By Ted Hesson
WASHINGTON (Reuters) – The United States will expand an online asylum registration system in the hopes migrants will apply remotely amid “unprecedented” border arrivals, Homeland Security Secretary Alejandro Mayorkas said on Thursday.
The online system allows people to register to apply for asylum from phones or computers, an option that could reduce the number of migrants trekking to the U.S.-Mexico border but has yet to be tested broadly.
U.S. President Joe Biden, a Democrat who took office nearly seven months ago, vowed to reverse many of the restrictive immigration policies put in place by his Republican predecessor, former President Donald Trump. But Biden’s administration has struggled to deal with an increase in border arrests, which reached 20-year highs in recent months.
The online asylum registration system was used earlier this year to process thousands of migrants who had been forced to wait in Mexico, often in squalid or dangerous conditions, under a Trump program known as the Migrant Protection Protocols (MPP).

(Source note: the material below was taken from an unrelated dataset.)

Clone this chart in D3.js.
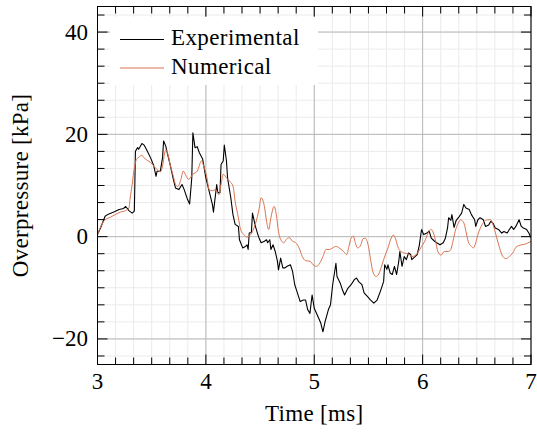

Mayorkas, speaking at a news conference in south Texas, did not provide details about which asylum seekers would be eligible to use the online system, but said further asylum changes would be announced in the coming days.
U.S. border agents made nearly 200,000 arrests for illegal entry at the southern border in July, the highest monthly total since March 2000. Border arrests typically taper off in the hotter summer months, but the July tally represents a 12 percent increase over June.
“We are encountering an unprecedented number of migrants in between the ports of entry at our southern border,” Mayorkas said.
Earlier in the day, a group of elected officials in south Texas who met with Mayorkas criticized Biden’s handling of the border, saying incoming migrants were straining their communities during the pandemic.
“Whatever system they’re using is broken,” Laredo Mayor Pete Saenz, a Democrat said of Biden’s approach. “It needs fixing.”